After the financial crisis, the industry experienced a large inflow of deposits as members took a more conservative financial stance and chose to move to safer investments or improve their own liquidity. Over this time, the credit union industry continued to see steady deposit growth and in 2015 topped the $1 trillion milestones. The total number of credit union members grew plus the average deposit per member moved from $5.6 thousand in 2008 to $8.2 thousand.

When we drill down and look at credit unions with assets from $10 million to $250 million since the beginning of 2015, deposits grew 12.3%. During this same 3-year period, loan growth was 24.75%.


The loans to total assets ratio for this class of credit unions is about 55%, indicating quite a few liquidity options should still be available and the liquidity pressures may be more of a timing issue between investment maturities and funding needs.

Over the last year, credit unions are starting to see rate sensitive deposits shift internally or leave the credit union for better yielding options. Cost of funds for U.S. credit unions rose 15 basis points and experts anticipate there will be more competition for deposits as short-term interest rates continue to increase. This will cause net interest margins to compress. Conversely, liquidity pressures may mount if the credit union chooses to hold deposit rates down and members move deposits to higher yielding options in the marketplace. Evaluating and anticipating how shares will behave under this changing rate environment is a very important issue from an interest rate and liquidity perspective.
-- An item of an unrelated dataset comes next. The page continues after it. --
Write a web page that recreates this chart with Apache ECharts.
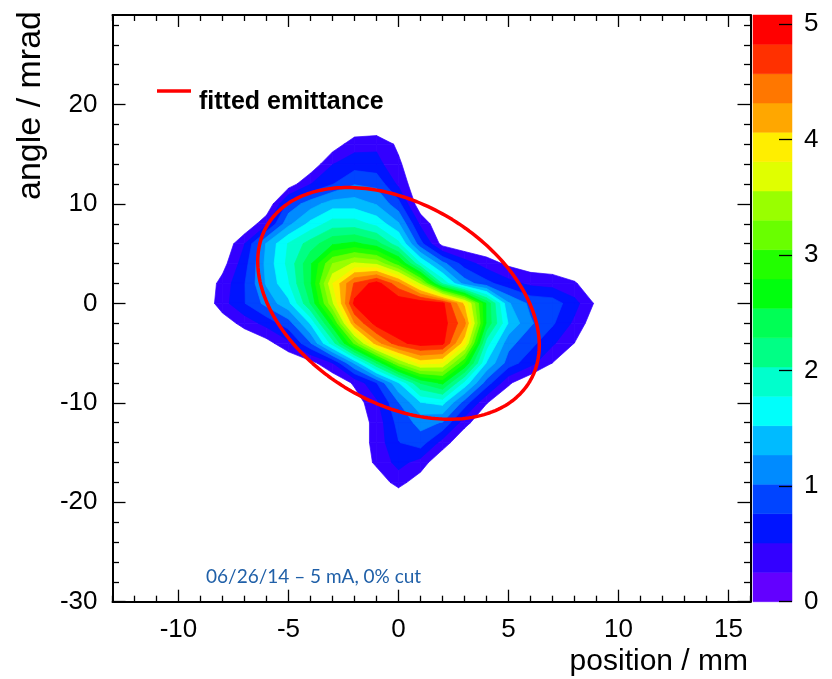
<!DOCTYPE html>
<html>
<head>
<meta charset="utf-8">
<script src="https://cdn.jsdelivr.net/npm/echarts@6/dist/echarts.min.js"></script>
<style>
  html, body { margin: 0; padding: 0; background: #fff; }
  #chart { width: 832px; height: 679px; }
</style>
</head>
<body>
<div id="chart"></div>
<script>
// Transverse phase-space density (arb. units), sampled on a regular grid.
const xPositions = [-10, -9, -8, -7, -6, -5, -4, -3, -2, -1, 0, 1, 2, 3, 4, 5, 6, 7, 8, 9, 10]; // mm
const yAngles = [18, 16, 14, 12, 10, 8, 6, 4, 2, 0, -2, -4, -6, -8, -10, -12, -14, -16, -18, -20]; // mrad
const density = [
  [0, 0, 0, 0, 0, 0, 0, 0, 0, 0, 0, 0, 0, 0, 0, 0, 0, 0, 0, 0, 0],
  [0, 0, 0, 0, 0, 0, 0, 0.1, 0.4, 0.45, 0.2, 0, 0, 0, 0, 0, 0, 0, 0, 0, 0],
  [0, 0, 0, 0, 0, 0, 0.05, 0.5, 0.65, 0.6, 0.3, 0, 0, 0, 0, 0, 0, 0, 0, 0, 0],
  [0, 0, 0, 0, 0, 0.1, 0.5, 0.75, 1.0, 0.95, 0.45, 0, 0, 0, 0, 0, 0, 0, 0, 0, 0],
  [0, 0, 0, 0, 0, 0.85, 1.15, 1.4, 1.4, 1.25, 0.85, 0.05, 0, 0, 0, 0, 0, 0, 0, 0, 0],
  [0, 0, 0, 0, 0.45, 1.2, 1.6, 1.9, 1.9, 1.7, 1.3, 0.45, 0, 0, 0, 0, 0, 0, 0, 0, 0],
  [0, 0, 0, 0.5, 1.3, 1.8, 2.15, 2.5, 2.6, 2.4, 1.85, 0.85, 0.15, 0, 0, 0, 0, 0, 0, 0, 0],
  [0, 0, 0.15, 0.65, 1.35, 1.85, 2.5, 3.3, 3.6, 3.5, 2.9, 1.8, 1.1, 0.65, 0.38, 0.2, 0.1, 0.08, 0.05, 0, 0],
  [0, 0, 0.35, 0.75, 1.3, 1.75, 2.5, 3.8, 4.6, 4.95, 4.4, 3.5, 2.0, 1.15, 0.85, 0.6, 0.45, 0.4, 0.28, 0.08, 0],
  [0, 0, 0.4, 0.75, 1.1, 1.45, 2.3, 3.5, 4.9, 5.0, 5.05, 5.05, 4.9, 4.0, 2.5, 1.3, 0.95, 0.9, 0.6, 0.2, 0],
  [0, 0, 0.1, 0.35, 0.6, 0.9, 1.55, 2.7, 4.3, 4.95, 5.08, 5.05, 4.95, 4.4, 2.5, 1.5, 1.05, 0.8, 0.45, 0.05, 0],
  [0, 0, 0, 0, 0.15, 0.45, 1.0, 1.9, 3.1, 4.2, 4.75, 4.95, 4.9, 3.9, 1.9, 1.1, 0.85, 0.55, 0.25, 0, 0],
  [0, 0, 0, 0, 0, 0, 0.15, 0.5, 1.3, 2.3, 3.3, 3.9, 3.8, 2.8, 1.5, 0.9, 0.6, 0.25, 0, 0, 0],
  [0, 0, 0, 0, 0, 0, 0, 0, 0.3, 0.75, 1.5, 2.3, 2.6, 1.7, 0.9, 0.3, 0, 0, 0, 0, 0],
  [0, 0, 0, 0, 0, 0, 0, 0, 0.1, 0.45, 1.0, 1.5, 1.6, 0.9, 0.27, 0, 0, 0, 0, 0, 0],
  [0, 0, 0, 0, 0, 0, 0, 0, 0.05, 0.35, 0.85, 1.1, 1.0, 0.35, 0, 0, 0, 0, 0, 0, 0],
  [0, 0, 0, 0, 0, 0, 0, 0, 0.05, 0.35, 0.75, 0.9, 0.4, 0, 0, 0, 0, 0, 0, 0, 0],
  [0, 0, 0, 0, 0, 0, 0, 0, 0.05, 0.3, 0.6, 0.4, 0, 0, 0, 0, 0, 0, 0, 0, 0],
  [0, 0, 0, 0, 0, 0, 0, 0, 0, 0.1, 0.35, 0.1, 0, 0, 0, 0, 0, 0, 0, 0, 0],
  [0, 0, 0, 0, 0, 0, 0, 0, 0, 0, 0, 0, 0, 0, 0, 0, 0, 0, 0, 0, 0]
];

// Colour scale: 20 equal contour bands from 0 to zMax
const zMax = 5.08;
const nLevels = 20;
const palette = [
  '#6300ff', '#3300ff', '#0014ff', '#0044ff', '#008bff', '#00bbff', '#00fffb', '#00ffcc', '#00ff85', '#00ff55',
  '#00ff0e', '#22ff00', '#69ff00', '#99ff00', '#e0ff00', '#ffee00', '#ffa700', '#ff7700', '#ff3000', '#ff0000'
];

// Axis ranges and ticks
const xRange = [-13, 16];
const yRange = [-30, 29];
const xMajorTicks = [-10, -5, 0, 5, 10, 15];
const xMinorTicks = [-13, -12, -11, -9, -8, -7, -6, -4, -3, -2, -1, 1, 2, 3, 4, 6, 7, 8, 9, 11, 12, 13, 14, 16];
const yMajorTicks = [-30, -20, -10, 0, 10, 20];
const yMinorTicks = [-28, -26, -24, -22, -18, -16, -14, -12, -8, -6, -4, -2, 2, 4, 6, 8, 12, 14, 16, 18, 22, 24, 26, 28];
const zTicks = [0, 1, 2, 3, 4, 5];

// Fitted RMS emittance ellipse (Twiss parameters), centred on the beam
const emittance = 69.5;   // mm mrad
const twissAlpha = 0.388;
const twissBeta = 0.589;  // mm / mrad
const ellipseCentre = [0, 0];

const ellipsePoints = [];
(function () {
  const n = 240;
  const a = Math.sqrt(emittance * twissBeta);
  const b = Math.sqrt(emittance / twissBeta);
  for (let i = 0; i <= n; i++) {
    const phi = 2 * Math.PI * i / n;
    ellipsePoints.push([
      ellipseCentre[0] + a * Math.cos(phi),
      ellipseCentre[1] - b * (twissAlpha * Math.cos(phi) + Math.sin(phi))
    ]);
  }
})();

// Part of one grid cell where the linearly interpolated density is >= level
function cellPolygon(xs, ys, vs, level) {
  const pts = [];
  for (let i = 0; i < 4; i++) {
    const j = (i + 1) % 4;
    const a = vs[i], b = vs[j];
    const ina = a >= level, inb = b >= level;
    if (ina) pts.push([xs[i], ys[i]]);
    if (ina !== inb) {
      const t = (level - a) / (b - a);
      pts.push([xs[i] + t * (xs[j] - xs[i]), ys[i] + t * (ys[j] - ys[i])]);
    }
  }
  return pts;
}

function renderContourLevel(params, api) {
  const k = api.value(1);
  const level = k * zMax / nLevels;
  const color = palette[k];
  const children = [];
  for (let r = 0; r < yAngles.length - 1; r++) {
    for (let c = 0; c < xPositions.length - 1; c++) {
      const vs = [density[r][c], density[r][c + 1], density[r + 1][c + 1], density[r + 1][c]];
      if (Math.max(vs[0], vs[1], vs[2], vs[3]) < level) continue;
      const xs = [xPositions[c], xPositions[c + 1], xPositions[c + 1], xPositions[c]];
      const ys = [yAngles[r], yAngles[r], yAngles[r + 1], yAngles[r + 1]];
      const poly = cellPolygon(xs, ys, vs, level);
      if (poly.length < 3) continue;
      children.push({
        type: 'polygon',
        shape: { points: poly.map(p => api.coord(p)) },
        style: { fill: color, stroke: color, lineWidth: 0.7 }
      });
    }
  }
  return { type: 'group', children: children };
}

function renderPaletteBand(params, api) {
  const k = api.value(1);
  const p0 = api.coord([0, k * zMax / nLevels]);
  const p1 = api.coord([1, (k + 1) * zMax / nLevels]);
  return {
    type: 'rect',
    shape: { x: p0[0], y: p1[1], width: p1[0] - p0[0], height: p0[1] - p1[1] },
    style: { fill: palette[k], stroke: palette[k], lineWidth: 0.5 }
  };
}

const contourLevels = [];
for (let k = 1; k < nLevels; k++) contourLevels.push([0, k]);
const paletteBands = [];
for (let k = 0; k < nLevels; k++) paletteBands.push([0, k]);

const numFont = { fontFamily: '"Liberation Sans", Arial, Helvetica, sans-serif', fontSize: 26, color: '#000' };
const black = { color: '#000', width: 2 };

function frameAxis(extra) {
  return Object.assign({
    type: 'value',
    gridIndex: 0,
    splitLine: { show: false },
    axisLine: { show: false, onZero: false, lineStyle: black },
    axisLabel: { show: false },
    axisTick: { show: false }
  }, extra);
}

const xAxes = [
  frameAxis({ min: xRange[0], max: xRange[1], position: 'bottom',
    axisLine: { show: true, onZero: false, lineStyle: black },
    axisTick: { show: true, inside: true, length: 12, customValues: xMajorTicks, lineStyle: { color: '#000', width: 1.3 } },
    axisLabel: Object.assign({ show: true, margin: 15, customValues: xMajorTicks }, numFont) }),
  frameAxis({ min: xRange[0], max: xRange[1], position: 'bottom',
    axisTick: { show: true, inside: true, length: 6, customValues: xMinorTicks, lineStyle: { color: '#000', width: 1.3 } } }),
  frameAxis({ min: xRange[0], max: xRange[1], position: 'top',
    axisLine: { show: true, onZero: false, lineStyle: black },
    axisTick: { show: true, inside: true, length: 12, customValues: xMajorTicks, lineStyle: { color: '#000', width: 1.3 } } }),
  frameAxis({ min: xRange[0], max: xRange[1], position: 'top',
    axisTick: { show: true, inside: true, length: 6, customValues: xMinorTicks, lineStyle: { color: '#000', width: 1.3 } } }),
  { type: 'value', gridIndex: 1, min: 0, max: 1, show: false }
];

const yAxes = [
  frameAxis({ min: yRange[0], max: yRange[1], position: 'left',
    axisLine: { show: true, onZero: false, lineStyle: black },
    axisTick: { show: true, inside: true, length: 13, customValues: yMajorTicks, lineStyle: { color: '#000', width: 1.3 } },
    axisLabel: Object.assign({ show: true, margin: 15, customValues: yMajorTicks }, numFont) }),
  frameAxis({ min: yRange[0], max: yRange[1], position: 'left',
    axisTick: { show: true, inside: true, length: 6.5, customValues: yMinorTicks, lineStyle: { color: '#000', width: 1.3 } } }),
  frameAxis({ min: yRange[0], max: yRange[1], position: 'right',
    axisLine: { show: true, onZero: false, lineStyle: black },
    axisTick: { show: true, inside: true, length: 13, customValues: yMajorTicks, lineStyle: { color: '#000', width: 1.3 } } }),
  frameAxis({ min: yRange[0], max: yRange[1], position: 'right',
    axisTick: { show: true, inside: true, length: 6.5, customValues: yMinorTicks, lineStyle: { color: '#000', width: 1.3 } } }),
  { type: 'value', gridIndex: 1, min: 0, max: zMax, position: 'right', z: 10,
    splitLine: { show: false },
    axisLine: { show: false, onZero: false },
    axisTick: { show: true, inside: true, length: 13, customValues: zTicks, lineStyle: { color: '#000', width: 1.3 } },
    axisLabel: Object.assign({ show: true, margin: 12, customValues: zTicks }, numFont) }
];

const chart = echarts.init(document.getElementById('chart'), null, { renderer: 'canvas', width: 832, height: 679 });

chart.setOption({
  animation: false,
  backgroundColor: '#ffffff',
  grid: [
    { left: 112.5, top: 15, width: 638, height: 586.7, containLabel: false, outerBoundsMode: 'none' },
    { left: 753, top: 15, width: 39, height: 586.7, containLabel: false, outerBoundsMode: 'none' }
  ],
  xAxis: xAxes,
  yAxis: yAxes,
  series: [
    {
      type: 'custom',
      name: 'density',
      coordinateSystem: 'cartesian2d',
      xAxisIndex: 0,
      yAxisIndex: 0,
      data: contourLevels,
      encode: { x: 0, y: 1 },
      renderItem: renderContourLevel,
      clip: true,
      silent: true,
      z: 2
    },
    {
      type: 'line',
      name: 'fitted emittance',
      xAxisIndex: 0,
      yAxisIndex: 0,
      data: ellipsePoints,
      showSymbol: false,
      symbol: 'none',
      smooth: false,
      lineStyle: { color: '#ff0000', width: 3.5 },
      silent: true,
      z: 5
    },
    {
      type: 'custom',
      name: 'palette',
      coordinateSystem: 'cartesian2d',
      xAxisIndex: 4,
      yAxisIndex: 4,
      data: paletteBands,
      encode: { x: 0, y: 1 },
      renderItem: renderPaletteBand,
      silent: true,
      z: 2
    }
  ],
  graphic: [
    { type: 'line', shape: { x1: 157, y1: 91, x2: 191, y2: 91 }, style: { stroke: '#ff0000', lineWidth: 3.5 } },
    { type: 'text', x: 199, y: 102,
      style: { text: 'fitted emittance', font: 'bold 25px "Liberation Sans", Arial, sans-serif', fill: '#000',
               align: 'left', verticalAlign: 'middle', textAlign: 'left', textVerticalAlign: 'middle' } },
    { type: 'text', x: 206, y: 577,
      style: { text: '06/26/14 \u2013 5 mA, 0% cut', font: '19px Lato, "Open Sans", sans-serif', fill: '#2060a8',
               align: 'left', verticalAlign: 'middle', textAlign: 'left', textVerticalAlign: 'middle' } },
    { type: 'text', x: 748, y: 662,
      style: { text: 'position / mm', font: '30px "Liberation Sans", Arial, sans-serif', fill: '#000',
               align: 'right', verticalAlign: 'middle', textAlign: 'right', textVerticalAlign: 'middle' } },
    { type: 'text', x: 31, y: 11, rotation: Math.PI / 2,
      style: { text: 'angle / mrad', font: '34px "Liberation Sans", Arial, sans-serif', fill: '#000',
               align: 'right', verticalAlign: 'middle', textAlign: 'right', textVerticalAlign: 'middle' } }
  ]
});
</script>
</body>
</html>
This is where the balancing act between interest rate risk, liquidity and earnings becomes tricky and the three-legged stool analogy comes into play. Interest rate risk and liquidity risk are leg one and two, with earnings being the third leg.

As short-term interest rates have increased, the cost of funds increased by a fraction of the change, and we have observed an improvement in net interest margins as investments yields have increased. The loan growth has helped, although loan yield increases have not been much of a factor. Interest rate risk has been kept at bay due to a major portion of funding remaining in lower rate-sensitive deposits. This leg of the stool has been stable so far.

The liquidity leg has also been stable for most smaller credit unions. Those with a high loan to asset ratio that are experiencing industry trends for loans and deposits have experienced increases in liquidity risk. Credit unions with a lower loan to asset ratio and a higher short-term investment ratio have been able to fund lending growth plus absorb some deposit losses. Conceptually shorter terms in the investment portfolio equal lower yield and earnings. Accepting a lower yield for shorter-term investments for the sake of liquidity has helped liquidity but also helped with potential interest rate risk. For the most part, the liquidity and the earnings legs of the stool are holding.

This balance could become more challenging moving into 2019. It appears the feds will continue to increase rates in the coming months, but maybe not as aggressively as 2018. If pressure to raise deposit rates higher or quicker than loan and investment yields adjust, net interest margins will compress (interest rate risk). Liquidity may be stressed, if the credit union chooses not to match market rates and deposits flow out or if deposit growth is slower than loan growth (liquidity risk). Additional considerations as you evaluate and forecast stresses to liquidity would be the possibility of a recession, increased unemployment, or other events that cause a decline in deposits. Holding too much liquidity in lower yielding instruments or erroneous loan pricing could results in lower earnings than could have been realized (earnings risk). There is usually a cost to being completely risk avoidant. Each of these scenarios plus many others not mentioned could cause the equilibrium and balance of the three-legged stool to become mismatched or unstable. Constant estimating, anticipating, forecasting, managing and monitoring of interest rate risk and liquidity risk while trying to maximizing earning is essential for the long-term success of the credit union.